_Description of the task_
Drop every picture, then transcribe the remaining data exactly.

_Dataset extract_
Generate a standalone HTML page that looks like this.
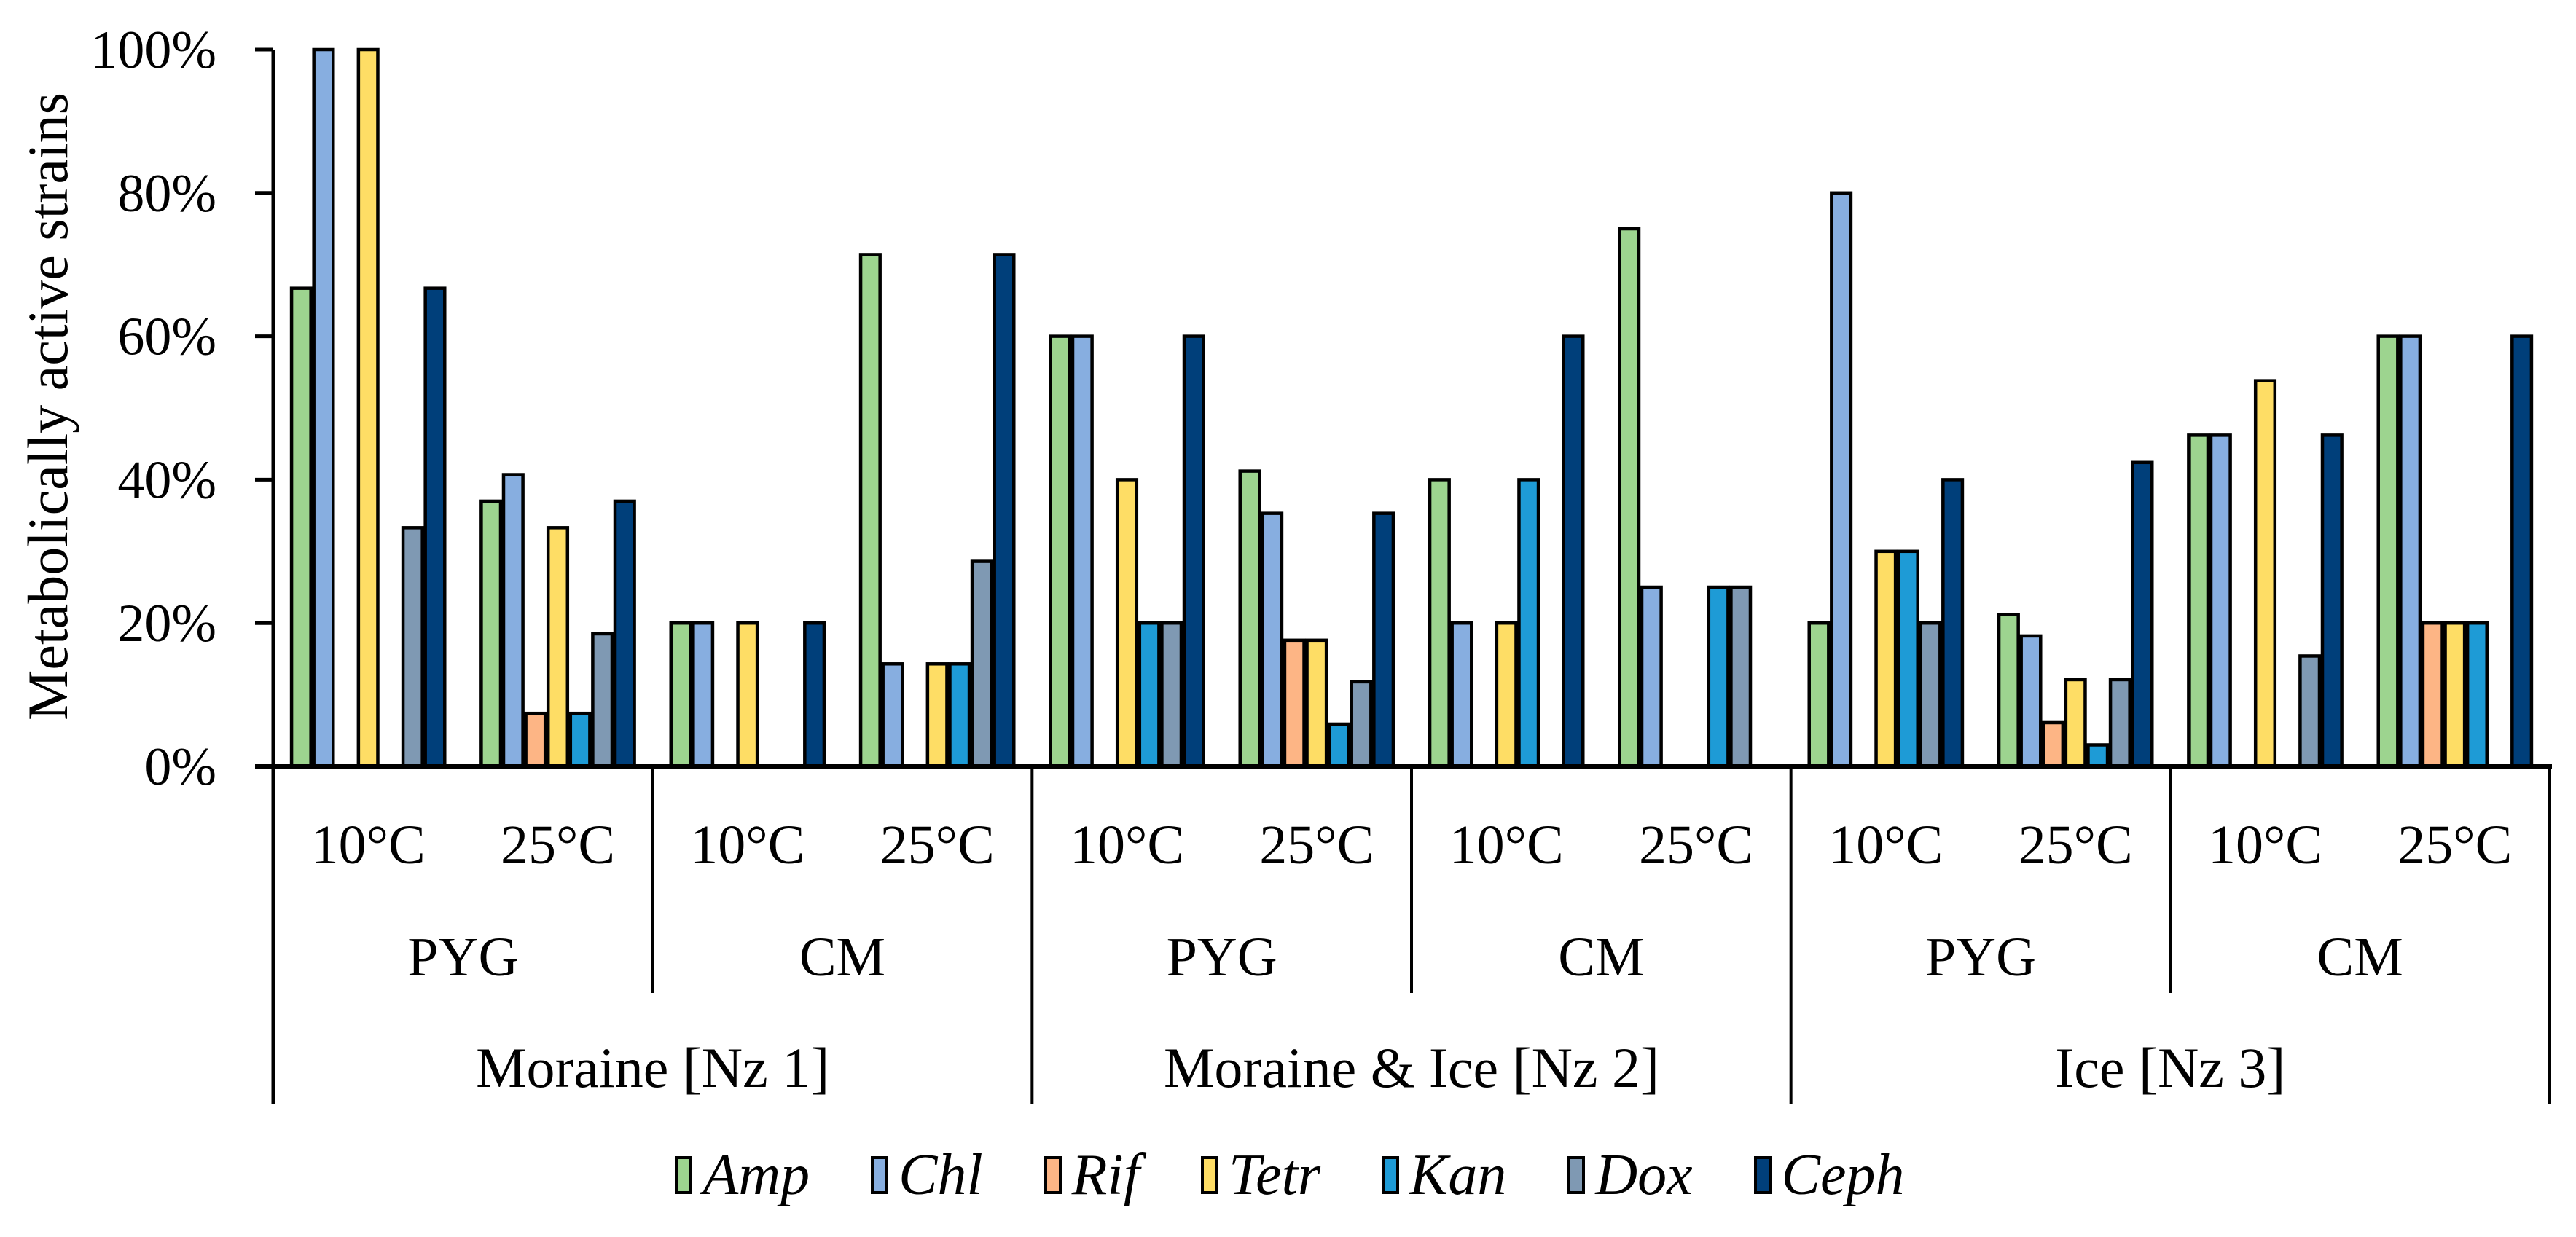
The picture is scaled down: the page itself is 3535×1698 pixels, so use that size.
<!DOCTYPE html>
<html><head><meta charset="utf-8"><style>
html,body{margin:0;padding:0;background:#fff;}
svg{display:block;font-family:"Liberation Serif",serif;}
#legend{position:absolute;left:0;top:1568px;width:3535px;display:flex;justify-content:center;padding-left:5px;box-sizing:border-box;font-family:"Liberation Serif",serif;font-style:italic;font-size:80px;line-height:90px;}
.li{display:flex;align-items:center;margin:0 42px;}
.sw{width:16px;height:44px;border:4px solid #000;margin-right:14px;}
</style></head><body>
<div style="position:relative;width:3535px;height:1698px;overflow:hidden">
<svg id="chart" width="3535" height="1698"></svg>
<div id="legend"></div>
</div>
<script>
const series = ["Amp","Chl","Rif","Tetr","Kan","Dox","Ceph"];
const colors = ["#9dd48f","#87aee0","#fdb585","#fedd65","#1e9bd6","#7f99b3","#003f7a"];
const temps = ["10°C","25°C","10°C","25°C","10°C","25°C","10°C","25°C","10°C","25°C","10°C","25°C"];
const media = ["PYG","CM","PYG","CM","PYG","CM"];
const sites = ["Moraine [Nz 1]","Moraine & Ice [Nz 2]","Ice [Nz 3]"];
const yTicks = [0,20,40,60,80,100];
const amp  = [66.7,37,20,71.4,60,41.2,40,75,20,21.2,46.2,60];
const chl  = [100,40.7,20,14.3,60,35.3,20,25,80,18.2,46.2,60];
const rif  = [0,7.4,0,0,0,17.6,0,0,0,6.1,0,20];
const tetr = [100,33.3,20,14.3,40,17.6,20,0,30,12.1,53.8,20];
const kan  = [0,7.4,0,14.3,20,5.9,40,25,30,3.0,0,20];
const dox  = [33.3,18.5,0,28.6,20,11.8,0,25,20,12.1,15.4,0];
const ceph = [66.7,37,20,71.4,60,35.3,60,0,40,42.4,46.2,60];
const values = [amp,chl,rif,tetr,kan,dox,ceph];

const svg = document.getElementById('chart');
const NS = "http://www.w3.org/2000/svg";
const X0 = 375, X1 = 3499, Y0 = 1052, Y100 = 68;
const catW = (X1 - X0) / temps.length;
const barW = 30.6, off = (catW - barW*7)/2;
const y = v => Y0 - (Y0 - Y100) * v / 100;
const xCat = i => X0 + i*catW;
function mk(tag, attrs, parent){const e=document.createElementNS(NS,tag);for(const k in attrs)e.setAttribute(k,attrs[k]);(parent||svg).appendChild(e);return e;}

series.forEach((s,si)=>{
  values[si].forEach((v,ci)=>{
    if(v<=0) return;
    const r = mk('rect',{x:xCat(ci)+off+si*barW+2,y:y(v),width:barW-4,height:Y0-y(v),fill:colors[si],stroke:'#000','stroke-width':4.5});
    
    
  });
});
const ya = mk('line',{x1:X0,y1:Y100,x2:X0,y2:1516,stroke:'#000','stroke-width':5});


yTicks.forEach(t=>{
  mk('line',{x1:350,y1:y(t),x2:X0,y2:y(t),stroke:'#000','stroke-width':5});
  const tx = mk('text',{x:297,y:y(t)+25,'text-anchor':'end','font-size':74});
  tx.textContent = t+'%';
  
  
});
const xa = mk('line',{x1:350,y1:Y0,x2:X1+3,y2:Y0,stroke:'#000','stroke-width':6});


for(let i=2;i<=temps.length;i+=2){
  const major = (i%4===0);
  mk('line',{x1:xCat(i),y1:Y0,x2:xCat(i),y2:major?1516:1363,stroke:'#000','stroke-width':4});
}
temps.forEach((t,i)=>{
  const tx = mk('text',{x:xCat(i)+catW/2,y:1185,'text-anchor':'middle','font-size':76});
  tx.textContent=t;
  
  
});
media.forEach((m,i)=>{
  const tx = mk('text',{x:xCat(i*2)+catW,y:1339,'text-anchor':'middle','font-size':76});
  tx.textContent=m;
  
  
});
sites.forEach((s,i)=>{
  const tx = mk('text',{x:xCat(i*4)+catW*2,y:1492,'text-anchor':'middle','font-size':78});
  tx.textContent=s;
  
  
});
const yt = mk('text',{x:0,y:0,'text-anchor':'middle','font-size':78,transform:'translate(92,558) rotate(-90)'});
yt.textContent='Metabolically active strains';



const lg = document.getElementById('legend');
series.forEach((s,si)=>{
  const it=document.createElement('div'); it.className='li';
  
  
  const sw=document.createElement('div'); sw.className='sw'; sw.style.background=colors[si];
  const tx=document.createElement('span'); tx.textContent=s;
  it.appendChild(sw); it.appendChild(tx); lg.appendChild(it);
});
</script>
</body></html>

_Answer to this exercise_
Generate a standalone HTML page that looks like this.
The picture is scaled down: the page itself is 3535×1698 pixels, so use that size.
<!DOCTYPE html>
<html><head><meta charset="utf-8"><style>
html,body{margin:0;padding:0;background:#fff;}
svg{display:block;font-family:"Liberation Serif",serif;}
#legend{position:absolute;left:0;top:1568px;width:3535px;display:flex;justify-content:center;padding-left:5px;box-sizing:border-box;font-family:"Liberation Serif",serif;font-style:italic;font-size:80px;line-height:90px;}
.li{display:flex;align-items:center;margin:0 42px;}
.sw{width:16px;height:44px;border:4px solid #000;margin-right:14px;}
</style></head><body>
<div style="position:relative;width:3535px;height:1698px;overflow:hidden">
<svg id="chart" width="3535" height="1698"></svg>
<div id="legend"></div>
</div>
<script>
const series = ["Amp","Chl","Rif","Tetr","Kan","Dox","Ceph"];
const colors = ["#9dd48f","#87aee0","#fdb585","#fedd65","#1e9bd6","#7f99b3","#003f7a"];
const temps = ["10°C","25°C","10°C","25°C","10°C","25°C","10°C","25°C","10°C","25°C","10°C","25°C"];
const media = ["PYG","CM","PYG","CM","PYG","CM"];
const sites = ["Moraine [Nz 1]","Moraine & Ice [Nz 2]","Ice [Nz 3]"];
const yTicks = [0,20,40,60,80,100];
const amp  = [66.7,37,20,71.4,60,41.2,40,75,20,21.2,46.2,60];
const chl  = [100,40.7,20,14.3,60,35.3,20,25,80,18.2,46.2,60];
const rif  = [0,7.4,0,0,0,17.6,0,0,0,6.1,0,20];
const tetr = [100,33.3,20,14.3,40,17.6,20,0,30,12.1,53.8,20];
const kan  = [0,7.4,0,14.3,20,5.9,40,25,30,3.0,0,20];
const dox  = [33.3,18.5,0,28.6,20,11.8,0,25,20,12.1,15.4,0];
const ceph = [66.7,37,20,71.4,60,35.3,60,0,40,42.4,46.2,60];
const values = [amp,chl,rif,tetr,kan,dox,ceph];

const svg = document.getElementById('chart');
const NS = "http://www.w3.org/2000/svg";
const X0 = 375, X1 = 3499, Y0 = 1052, Y100 = 68;
const catW = (X1 - X0) / temps.length;
const barW = 30.6, off = (catW - barW*7)/2;
const y = v => Y0 - (Y0 - Y100) * v / 100;
const xCat = i => X0 + i*catW;
function mk(tag, attrs, parent){const e=document.createElementNS(NS,tag);for(const k in attrs)e.setAttribute(k,attrs[k]);(parent||svg).appendChild(e);return e;}

series.forEach((s,si)=>{
  values[si].forEach((v,ci)=>{
    if(v<=0) return;
    const r = mk('rect',{x:xCat(ci)+off+si*barW+2,y:y(v),width:barW-4,height:Y0-y(v),fill:colors[si],stroke:'#000','stroke-width':4.5});
    
    
  });
});
const ya = mk('line',{x1:X0,y1:Y100,x2:X0,y2:1516,stroke:'#000','stroke-width':5});


yTicks.forEach(t=>{
  mk('line',{x1:350,y1:y(t),x2:X0,y2:y(t),stroke:'#000','stroke-width':5});
  const tx = mk('text',{x:297,y:y(t)+25,'text-anchor':'end','font-size':74});
  tx.textContent = t+'%';
  
  
});
const xa = mk('line',{x1:350,y1:Y0,x2:X1+3,y2:Y0,stroke:'#000','stroke-width':6});


for(let i=2;i<=temps.length;i+=2){
  const major = (i%4===0);
  mk('line',{x1:xCat(i),y1:Y0,x2:xCat(i),y2:major?1516:1363,stroke:'#000','stroke-width':4});
}
temps.forEach((t,i)=>{
  const tx = mk('text',{x:xCat(i)+catW/2,y:1185,'text-anchor':'middle','font-size':76});
  tx.textContent=t;
  
  
});
media.forEach((m,i)=>{
  const tx = mk('text',{x:xCat(i*2)+catW,y:1339,'text-anchor':'middle','font-size':76});
  tx.textContent=m;
  
  
});
sites.forEach((s,i)=>{
  const tx = mk('text',{x:xCat(i*4)+catW*2,y:1492,'text-anchor':'middle','font-size':78});
  tx.textContent=s;
  
  
});
const yt = mk('text',{x:0,y:0,'text-anchor':'middle','font-size':78,transform:'translate(92,558) rotate(-90)'});
yt.textContent='Metabolically active strains';



const lg = document.getElementById('legend');
series.forEach((s,si)=>{
  const it=document.createElement('div'); it.className='li';
  
  
  const sw=document.createElement('div'); sw.className='sw'; sw.style.background=colors[si];
  const tx=document.createElement('span'); tx.textContent=s;
  it.appendChild(sw); it.appendChild(tx); lg.appendChild(it);
});
</script>
</body></html>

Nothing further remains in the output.